透過 Triton 使用自訂 GPU 核心¶
PyTorch/XLA 現在支援 Triton 核心,可在 GPU 上實現高效能的深度學習模型執行。Triton 是一種專門用於 GPU 程式設計的語言和編譯器,使開發人員能夠編寫自訂核心,充分利用 GPU 的潛力來執行深度學習模型中的各種運算。
假設一個 Triton 核心定義如下
@triton.jit
def add_kernel(
x_ptr, # *Pointer* to first input vector.
y_ptr, # *Pointer* to second input vector.
output_ptr, # *Pointer* to output vector.
n_elements, # Size of the vector.
BLOCK_SIZE: tl.constexpr, # Number of elements each program should process.
# NOTE: `constexpr` so it can be used as a shape value.
):
# Triton add kernel from https://github.com/openai/triton/blob/main/python/tutorials/01-vector-add.py#L28
pid = tl.program_id(axis=0)
block_start = pid * BLOCK_SIZE
offsets = block_start + tl.arange(0, BLOCK_SIZE)
mask = offsets < n_elements
x = tl.load(x_ptr + offsets, mask=mask)
y = tl.load(y_ptr + offsets, mask=mask)
output = x + y
tl.store(output_ptr + offsets, output, mask=mask)
我們可以執行以下操作,使此核心成為 PyTorch/XLA 執行圖的一部分
import torch
import torch_xla.experimental.triton as xla_triton
import torch_xla
import triton
import triton.language as tl
size = 16
x = torch.arange(size, dtype=torch.int64).to("xla")
y = torch.arange(size, dtype=torch.int64).to("xla")
output = torch.empty_like(x)
block_size = 8
grid = (triton.cdiv(size, block_size),)
# triton_call takes the same arguments as the triton.jit function, in addition
to the kernel itself and the grid that is used to execute the kernel.
All the tl.constexpr terms are passed as kwargs at the end.
payload = xla_triton.triton_call(
x, y, output, size, kernel=add_kernel, grid=grid, BLOCK_SIZE=block_size)

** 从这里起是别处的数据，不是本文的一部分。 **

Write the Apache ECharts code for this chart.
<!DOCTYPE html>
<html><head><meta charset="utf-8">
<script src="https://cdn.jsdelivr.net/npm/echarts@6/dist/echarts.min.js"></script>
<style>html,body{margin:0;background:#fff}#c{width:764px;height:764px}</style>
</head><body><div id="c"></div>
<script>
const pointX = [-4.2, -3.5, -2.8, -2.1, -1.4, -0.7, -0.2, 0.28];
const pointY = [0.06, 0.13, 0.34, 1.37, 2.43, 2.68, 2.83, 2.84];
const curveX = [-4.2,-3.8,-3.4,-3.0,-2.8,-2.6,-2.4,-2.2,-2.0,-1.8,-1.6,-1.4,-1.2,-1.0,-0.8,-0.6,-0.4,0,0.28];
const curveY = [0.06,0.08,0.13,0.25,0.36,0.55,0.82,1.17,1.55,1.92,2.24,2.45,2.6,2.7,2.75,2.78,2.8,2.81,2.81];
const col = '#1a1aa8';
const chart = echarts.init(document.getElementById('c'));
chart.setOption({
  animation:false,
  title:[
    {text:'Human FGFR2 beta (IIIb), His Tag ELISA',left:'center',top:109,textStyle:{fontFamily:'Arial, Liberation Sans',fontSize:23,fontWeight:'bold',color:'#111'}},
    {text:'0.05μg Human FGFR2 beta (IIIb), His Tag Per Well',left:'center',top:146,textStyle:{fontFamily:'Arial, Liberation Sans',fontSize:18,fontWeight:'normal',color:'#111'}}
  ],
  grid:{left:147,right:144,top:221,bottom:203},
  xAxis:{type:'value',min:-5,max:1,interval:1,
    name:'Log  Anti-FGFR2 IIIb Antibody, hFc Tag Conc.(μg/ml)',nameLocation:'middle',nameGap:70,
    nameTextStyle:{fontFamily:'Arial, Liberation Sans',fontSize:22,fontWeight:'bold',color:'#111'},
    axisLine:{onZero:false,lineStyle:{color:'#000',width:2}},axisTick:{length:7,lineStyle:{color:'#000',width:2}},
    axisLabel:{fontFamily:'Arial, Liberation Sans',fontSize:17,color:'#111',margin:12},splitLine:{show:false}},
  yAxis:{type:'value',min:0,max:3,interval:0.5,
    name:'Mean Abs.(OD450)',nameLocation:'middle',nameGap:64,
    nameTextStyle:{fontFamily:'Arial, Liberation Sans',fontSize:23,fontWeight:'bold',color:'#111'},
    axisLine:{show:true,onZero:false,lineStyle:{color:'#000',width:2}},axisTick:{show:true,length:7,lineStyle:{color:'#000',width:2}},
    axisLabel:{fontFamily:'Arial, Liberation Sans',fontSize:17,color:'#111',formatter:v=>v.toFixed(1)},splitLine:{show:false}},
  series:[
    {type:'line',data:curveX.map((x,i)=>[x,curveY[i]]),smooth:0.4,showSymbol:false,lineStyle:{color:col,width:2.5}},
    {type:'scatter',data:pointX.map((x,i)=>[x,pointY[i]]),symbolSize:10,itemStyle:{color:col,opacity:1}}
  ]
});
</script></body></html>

# To make the triton kernel, a part of the PyTorch/XLA graph, we create a
# custom call node with the expected inputs, payload from triton_call,
# the output shapes and output dtypes. The payload already contains information
# regarding how the GPU buffers will be loaded when this node is executed.
output = torch_xla._XLAC._xla_gpu_custom_call([x, y], payload,
[output.shape], [torch.int64])
對於更複雜的核心,您也可以參考 PyTorch/XLA 中的 Triton Flash Attention 核心測試。